Enfin, il met au point une stratégie d’édition. Car, pour l’Angleterre de l’époque, raconter des histoires inventées revient à dire des mensonges et à détourner le lecteur du droit chemin de la religion. Habilement donc, Daniel Defoe masque son nom d’auteur et présente Robinson Crusoé comme un manuscrit trouvé par l’éditeur. Le roman prend la forme d’une autobiographie dans laquelle Robinson lui-même raconte ses aventures, parfois sous la forme d’un journal, et toujours dans une langue très simple.

La « Préface » présente le texte comme le récit d’événements ayant réellement existé : « C’est là une narration exacte des faits ; il n’y existe d’ailleurs aucune apparence de fiction. » Et, dernier artifice, pour décourager toute critique malveillante, le récit, affirme-t-on, vise « l’instruction d’autrui ».

À 60 ans, enfin la gloire !

Le public est conquis ! Il est fasciné par le personnage de Robinson, cet homme qui, malgré ses malheurs, continue à aimer Dieu, ce marin naufragé qui transforme l’île du désespoir en un territoire riche et productif. Il adore la variété du récit où les scènes d’action alternent avec les descriptions et les portraits, les réflexions religieuses et morales avec les dialogues au style direct. Enfin il se régale des petits détails concrets qui abondent dans la narration : voir Robinson en train de construire des palissades ou fabriquer son pain, c’est une vraie nouveauté à l’époque ! Car jamais aucun écrivain n’a osé, jusqu’à Daniel Defoe, mettre en scène les petites choses de la vie avec autant de réalisme.

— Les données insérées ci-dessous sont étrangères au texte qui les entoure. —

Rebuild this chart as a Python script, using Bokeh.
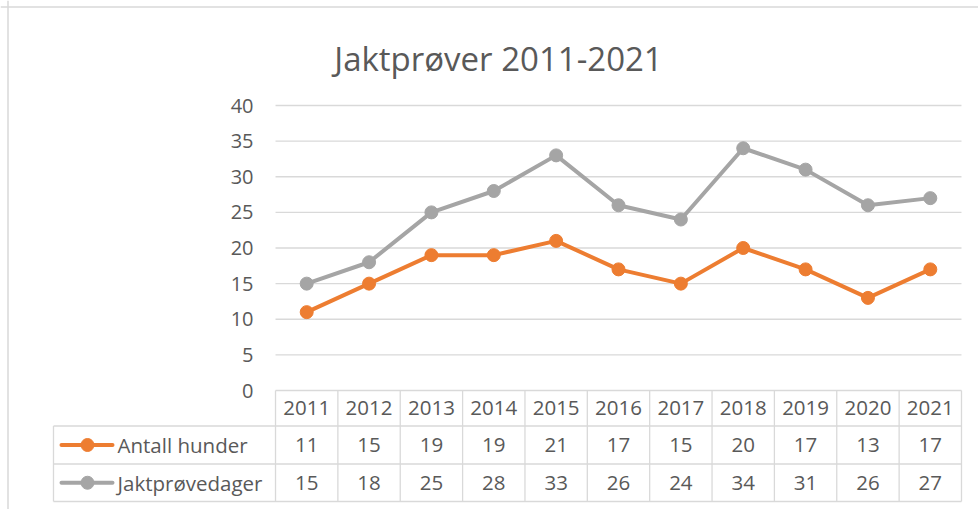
from bokeh.plotting import figure
from bokeh.models import Range1d, Span
from bokeh.core.properties import value
from bokeh.embed import file_html
from bokeh.resources import INLINE

# ---- data ----
years = ["2011", "2012", "2013", "2014", "2015", "2016", "2017", "2018", "2019", "2020", "2021"]
antall_hunder = [11, 15, 19, 19, 21, 17, 15, 20, 17, 13, 17]
jaktprovedager = [15, 18, 25, 28, 33, 26, 24, 34, 31, 26, 27]
series_names = ["Antall hunder", "Jaktprøvedager"]
y_ticks = [0, 5, 10, 15, 20, 25, 30, 35, 40]
title_text = "Jaktprøver 2011-2021"

# ---- layout (canvas pixels) ----
W, H = 978, 509
X0, DX = 306.2, 62.36   # canvas x of first category, width of a category
Y0, DY = 390.0, 7.125   # canvas y of value 0, pixels per unit


def cx(px):
    return (px - X0) / DX


def cy(py):
    return (Y0 - py) / DY


FONT = value("Open Sans")
TXT = "#595959"
GRID = "#d9d9d9"
C_ORANGE = "#ED7D31"
C_GRAY = "#A5A5A5"

p = figure(width=W, height=H, x_range=Range1d(cx(0), cx(W)), y_range=Range1d(cy(H), cy(0)),
           output_backend="svg", toolbar_location=None, title=None,
           x_axis_type=None, y_axis_type=None, min_border=0)
p.outline_line_color = None
p.background_fill_color = "white"
p.border_fill_color = "white"

n = len(years)
idx = list(range(n))
left_edge = -0.5
right_edge = n - 0.5
table_left = cx(53)
row_bounds = [0, cy(425.5), cy(463.5), cy(501)]
row_mid = [(row_bounds[i] + row_bounds[i + 1]) / 2 for i in range(3)]

# outer chart border (left and top visible)
p.add_layout(Span(location=cx(7.5), dimension="height", line_color=GRID, line_width=1.5))
p.add_layout(Span(location=cy(6.5), dimension="width", line_color=GRID, line_width=1.5))

# gridlines
p.segment(x0=[left_edge] * len(y_ticks), x1=[right_edge] * len(y_ticks),
          y0=y_ticks, y1=y_ticks, line_color=GRID, line_width=1.3)

# y tick labels
p.text(x=[cx(253)] * len(y_ticks), y=y_ticks, text=[str(t) for t in y_ticks],
       text_font=FONT, text_font_size="20px", text_color=TXT,
       text_align="right", text_baseline="middle")

# data table grid
vx = [i - 0.5 for i in range(n + 1)]
p.segment(x0=vx, x1=vx, y0=[0] * len(vx), y1=[row_bounds[3]] * len(vx),
          line_color=GRID, line_width=1.3)
p.segment(x0=[table_left], x1=[table_left], y0=[row_bounds[1]], y1=[row_bounds[3]],
          line_color=GRID, line_width=1.3)
p.segment(x0=[table_left] * 3, x1=[right_edge] * 3, y0=row_bounds[1:], y1=row_bounds[1:],
          line_color=GRID, line_width=1.3)

# table text
p.text(x=idx, y=[row_mid[0]] * n, text=years, text_font=FONT, text_font_size="20.5px",
       text_color=TXT, text_align="center", text_baseline="middle")
p.text(x=idx, y=[row_mid[1]] * n, text=[str(v) for v in antall_hunder], text_font=FONT,
       text_font_size="20.5px", text_color=TXT, text_align="center", text_baseline="middle")
p.text(x=idx, y=[row_mid[2]] * n, text=[str(v) for v in jaktprovedager], text_font=FONT,
       text_font_size="20.5px", text_color=TXT, text_align="center", text_baseline="middle")

# legend keys inside table
for name, col, ym in zip(series_names, [C_ORANGE, C_GRAY], row_mid[1:]):
    p.segment(x0=[cx(61)], x1=[cx(112)], y0=[ym], y1=[ym], line_color=col, line_width=4,
              line_cap="round")
    p.scatter(x=[cx(87)], y=[ym], size=13, fill_color=col, line_color=col)
    p.text(x=[cx(117)], y=[ym], text=[name], text_font=FONT, text_font_size="20.5px",
           text_color=TXT, text_align="left", text_baseline="middle")

# series
for vals, col in [(jaktprovedager, C_GRAY), (antall_hunder, C_ORANGE)]:
    p.line(x=idx, y=vals, line_color=col, line_width=4, line_join="round", line_cap="round")
    p.scatter(x=idx, y=vals, size=13, fill_color=col, line_color=col)

# title
p.text(x=[cx(498)], y=[cy(58)], text=[title_text], text_font=FONT, text_font_size="33px",
       text_color=TXT, text_align="center", text_baseline="alphabetic")

open("out.html", "w").write(file_html(p, INLINE))
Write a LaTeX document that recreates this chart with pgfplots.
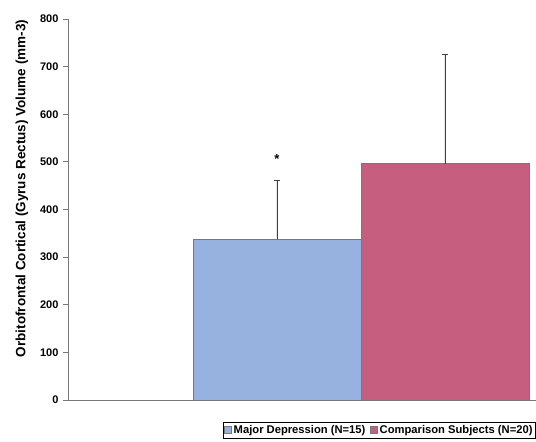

Six éditions de Robinson se succèdent en quatre mois. Bien vite, le roman est traduit, copié et imité partout ! Daniel Defoe publie une suite très bien accueillie : Les Nouvelles Aventures de Robinson. Puis il recycle des essais de morale qu’il a gardés dans ses tiroirs. Ils formeront la matière des Réflexions sérieuses de Robinson Crusoé, un livre jugé très ennuyeux ! Enfin, il lance avec succès plusieurs romans qui mettent en scène des aventuriers et des aventurières ou qui s’inspirent des biographies de marins, de pirates et de voleurs (Moll Flanders, Colonel Jack, 1722).